# Advice for: Small room Portrait Lighting



## aussie27 (Apr 27, 2013)

Hi everyone, this is my first post on TPF,

I'm a beginner and have very little knowledge on lighting.

I have only a very small space in my room so I wanted a single light setup. I prefer to use a continuous light with a softbox as I want to take portraits. 

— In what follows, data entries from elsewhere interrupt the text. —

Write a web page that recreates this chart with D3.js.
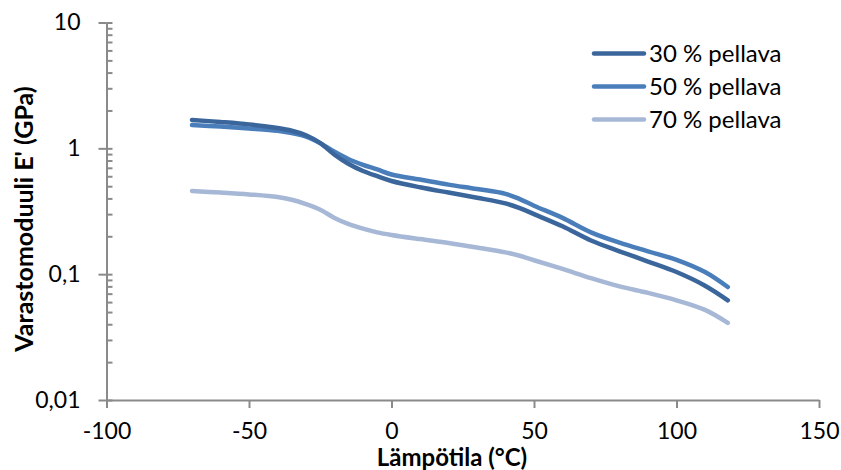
<!DOCTYPE html>
<html>
<head>
<meta charset="utf-8">
<script src="https://d3js.org/d3.v7.min.js"></script>
<style>
  body { margin: 0; background: #fff; }
  text { font-family: Lato, "Open Sans", sans-serif; fill: #000; }
</style>
</head>
<body>
<div id="chart"></div>
<script>
// lampotila (C) ja varastomoduuli E' (GPa)
var temps = [-70, -60, -50, -40, -35, -30, -25, -20, -15, -10, -5, 0, 10, 20, 30, 40, 45, 50, 60, 70, 80, 90, 100, 110, 118];
var flax30 = [1.68, 1.62, 1.55, 1.45, 1.38, 1.27, 1.10, 0.89, 0.75, 0.66, 0.60, 0.55, 0.49, 0.445, 0.405, 0.365, 0.335, 0.30, 0.24, 0.185, 0.152, 0.126, 0.104, 0.081, 0.062];
var flax50 = [1.53, 1.49, 1.44, 1.38, 1.32, 1.24, 1.10, 0.94, 0.82, 0.74, 0.68, 0.62, 0.565, 0.515, 0.475, 0.435, 0.395, 0.35, 0.28, 0.215, 0.178, 0.152, 0.13, 0.104, 0.079];
var flax70 = [0.458, 0.445, 0.43, 0.41, 0.39, 0.36, 0.325, 0.28, 0.25, 0.23, 0.215, 0.205, 0.19, 0.177, 0.163, 0.149, 0.14, 0.129, 0.11, 0.093, 0.08, 0.071, 0.062, 0.052, 0.041];
var seriesNames = ["30 % pellava", "50 % pellava", "70 % pellava"];
var xTicks = [-100, -50, 0, 50, 100, 150];
var yTicks = [0.01, 0.1, 1, 10];
var yTickLabels = ["0,01", "0,1", "1", "10"];

var colors = ["#3b669c", "#4a7ebb", "#a6b8d6"];
var axisColor = "#8a8a8a";

function chart(){
    var width = 841, height = 470;
    var left = 106.5, right = 819, top = 22.5, bottom = 400;

    var svg = d3.select("#chart")
      .append("svg")
        .attr("width", width)
        .attr("height", height);

    var x = d3.scaleLinear().domain([-100, 150]).range([left, right]);
    var y = d3.scaleLog().domain([0.01, 10]).range([bottom, top]);

    // minor ticks, inside
    var minor = [];
    [0.01, 0.1, 1].forEach(function(d){
        for (var k = 2; k <= 9; k++) minor.push(d * k);
    });
    svg.append("g")
        .attr("transform", "translate(" + left + ",0)")
        .call(d3.axisRight(y).tickValues(minor).tickSize(6).tickFormat(""))
        .call(function(g){ g.select(".domain").remove(); });

    // major ticks cross the axis
    svg.append("g")
        .attr("transform", "translate(" + left + ",0)")
        .call(d3.axisRight(y).tickValues(yTicks).tickSize(6).tickFormat(""))
        .call(function(g){ g.select(".domain").remove(); });

    // Y axis
    svg.append("g")
        .attr("transform", "translate(" + left + ",0)")
        .call(d3.axisLeft(y).tickValues(yTicks).tickSizeInner(8).tickSizeOuter(0).tickPadding(18)
            .tickFormat(function(d, i){ return yTickLabels[i]; }))
        .selectAll("text")
            .style("font-size", "23px");

    // X axis (hyphen minus like the original)
    svg.append("g")
        .attr("transform", "translate(0," + bottom + ")")
        .call(d3.axisBottom(x).tickValues(xTicks).tickSizeInner(8).tickSizeOuter(0).tickPadding(15)
            .tickFormat(function(d){ return String(d); }))
        .selectAll("text")
            .style("font-size", "23px");

    svg.selectAll(".domain, .tick line")
        .attr("stroke", axisColor)
        .attr("stroke-width", 2);

    // lines
    var series = [flax30, flax50, flax70];
    var line = d3.line()
        .x(function(d, i){ return x(temps[i]); })
        .y(function(d){ return y(d); })
        .curve(d3.curveCatmullRom.alpha(0.5));

    // 70 first so the darker ones sit on top
    [2, 1, 0].forEach(function(s){
        svg.append("path")
            .datum(series[s])
            .attr("d", line)
            .attr("fill", "none")
            .attr("stroke", colors[s])
            .attr("stroke-width", 4.5)
            .attr("stroke-linecap", "round")
            .attr("stroke-linejoin", "round");
    });

    // legend
    var legend = svg.append("g");
    seriesNames.forEach(function(name, i){
        var ly = 53.5 + i * 33;
        legend.append("line")
            .attr("x1", 594).attr("x2", 644)
            .attr("y1", ly).attr("y2", ly)
            .attr("stroke", colors[i])
            .attr("stroke-width", 4.5)
            .attr("stroke-linecap", "round");
        legend.append("text")
            .attr("x", 649).attr("y", ly)
            .attr("dy", "0.35em")
            .style("font-size", "24px")
            .text(name);
    });

    // axis titles
    svg.append("text")
        .attr("x", 452).attr("y", 466)
        .attr("text-anchor", "middle")
        .style("font-size", "24px")
        .style("font-weight", "bold")
        .text("Lämpötila (°C)");

    svg.append("text")
        .attr("transform", "translate(33,219)rotate(-90)")
        .attr("text-anchor", "middle")
        .style("font-size", "25px")
        .style("font-weight", "bold")
        .text("Varastomoduuli E' (GPa)");
}

chart()
</script>
</body>
</html>
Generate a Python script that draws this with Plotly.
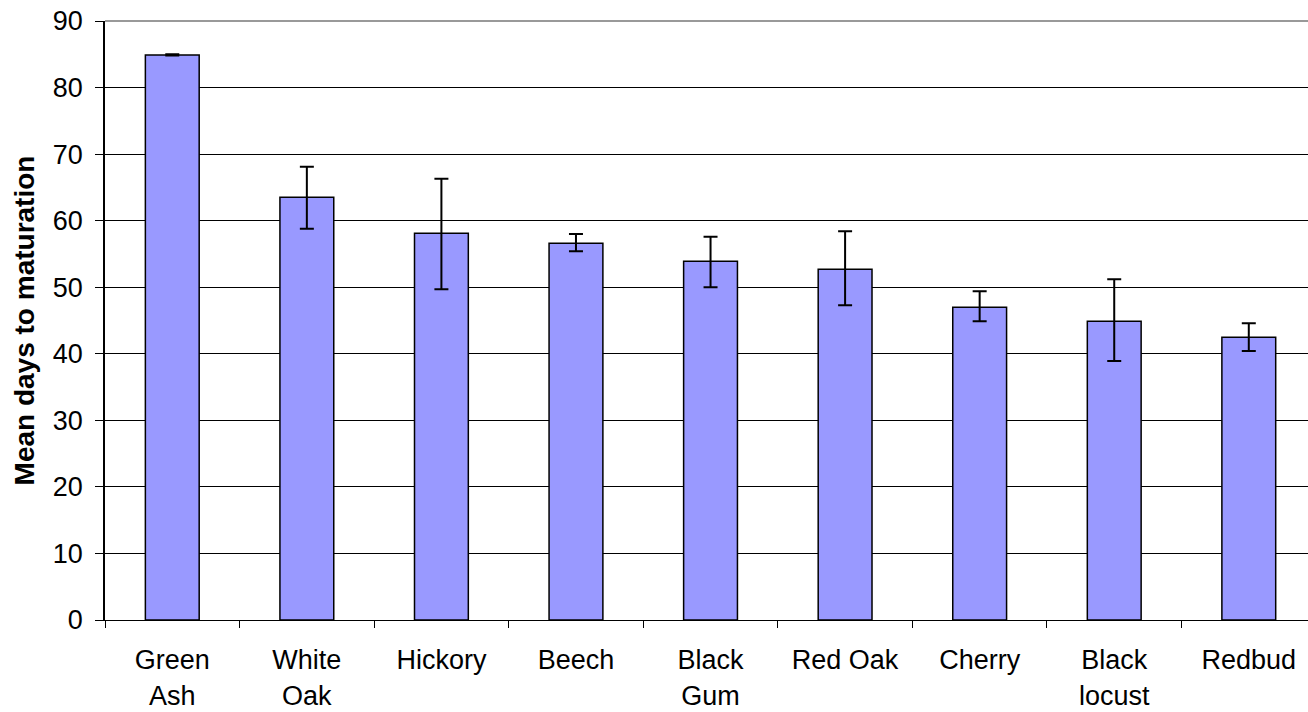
import plotly.graph_objects as go

categories = ["Green<br>Ash", "White<br>Oak", "Hickory", "Beech", "Black<br>Gum",
              "Red Oak", "Cherry", "Black<br>locust", "Redbud"]
means = [84.9, 63.5, 58.1, 56.6, 53.9, 52.7, 47.0, 44.9, 42.5]
err_plus = [0.1, 4.6, 8.2, 1.4, 3.7, 5.7, 2.4, 6.3, 2.1]
err_minus = [0.1, 4.7, 8.4, 1.2, 3.9, 5.4, 2.1, 6.0, 2.1]
y_ticks = [0, 10, 20, 30, 40, 50, 60, 70, 80, 90]

fig = go.Figure()
fig.add_trace(go.Bar(
    x=categories, y=means,
    marker=dict(color="#9999FF", line=dict(color="black", width=1.5)),
    error_y=dict(type="data", array=err_plus, arrayminus=err_minus,
                 symmetric=False, color="black", thickness=2, width=7),
    width=0.4,
))

fig.update_layout(
    width=1308, height=712,
    margin=dict(l=105, r=0, t=21, b=92),
    paper_bgcolor="white", plot_bgcolor="white",
    showlegend=False,
    font=dict(family="Liberation Sans, Arial, sans-serif", size=27, color="black"),
    xaxis=dict(range=[-0.5, 8.44], showline=True, linecolor="black", linewidth=1,
               ticks="outside", ticklen=7, tickcolor="black", tickson="boundaries",
               tickfont=dict(size=27), showgrid=False, fixedrange=True,
               ticklabelstandoff=16, ticklabeloverflow="allow"),
    yaxis=dict(range=[0, 90], tickvals=y_ticks, showline=True, linecolor="black",
               linewidth=1.5, ticks="outside", ticklen=8, tickcolor="black",
               showgrid=True, gridcolor="black", gridwidth=1, zeroline=False,
               tickfont=dict(size=27), ticklabelstandoff=7, ticklabeloverflow="allow",
               title=dict(text="<b>Mean days to maturation</b>", font=dict(size=28),
                          standoff=10)),
    shapes=[dict(type="line", xref="paper", yref="paper", x0=0, x1=1, y0=1, y1=1,
                 line=dict(color="#999999", width=2))],
)

fig.write_html("out.html", config={"displayModeBar": False},
               post_script="document.body.style.margin='0';")
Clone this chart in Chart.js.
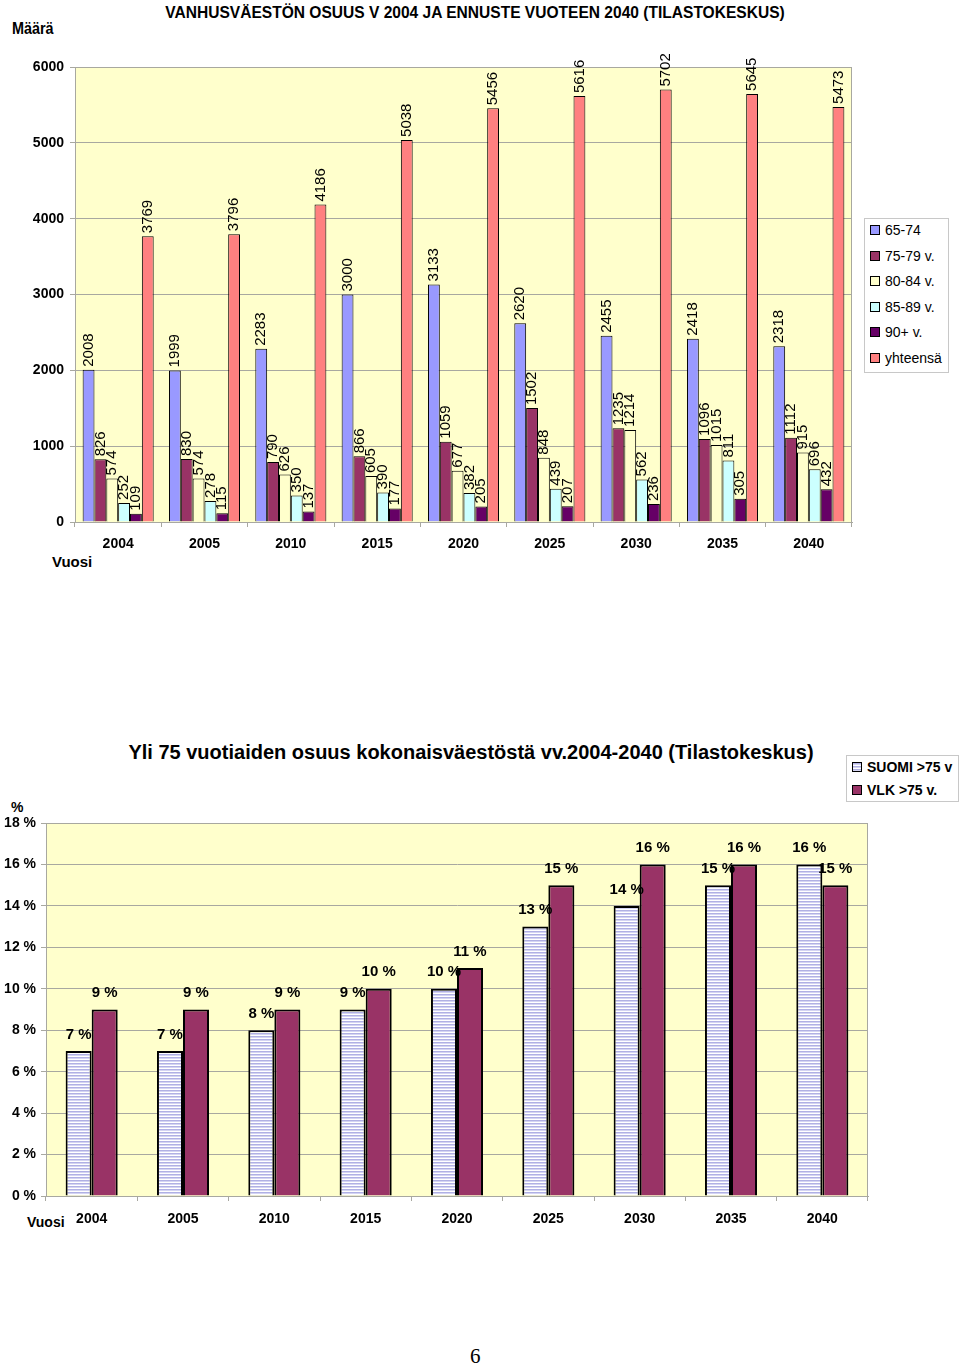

I would really appreciate advice and suggestions on what type of light, what brands and also info on stands and softboxes.  I have a small budget but I'm willing to spend on quality.

Thanks guys.


----------



## texkam (Apr 27, 2013)

Start here: Strobist: Welcome to Strobist.


----------



## tirediron (Apr 27, 2013)

First of all, how small is the space, and second, how large is your budget? I would strongly recommend against continuous lights; while it seems like it would be easier, it really isn't. A nice, inexpensive strobe such as Adorama's Flashpoint 320 will do a FAR better job. You can also use a speedlight in a softbox and get very good results.

This image is a single speedlight fired into a medium softbox (okay, there is a hairlight, high, right background, but depending on the colour of your backdrop and the model's hair, that may well not be necessary):






If you go with eBay gear, such as Yongnuo flashes and triggers, the equipment (Speedlight, soft-box, trigger, and stand) can likely be had for ~$300. If you're a D-I-Y sort of person, you can save money by making your own SB, and even your own lightstand.

The minimum space that I would suggest for a bust or upper-body crop is about 8'w, 10'd and 8'h.


----------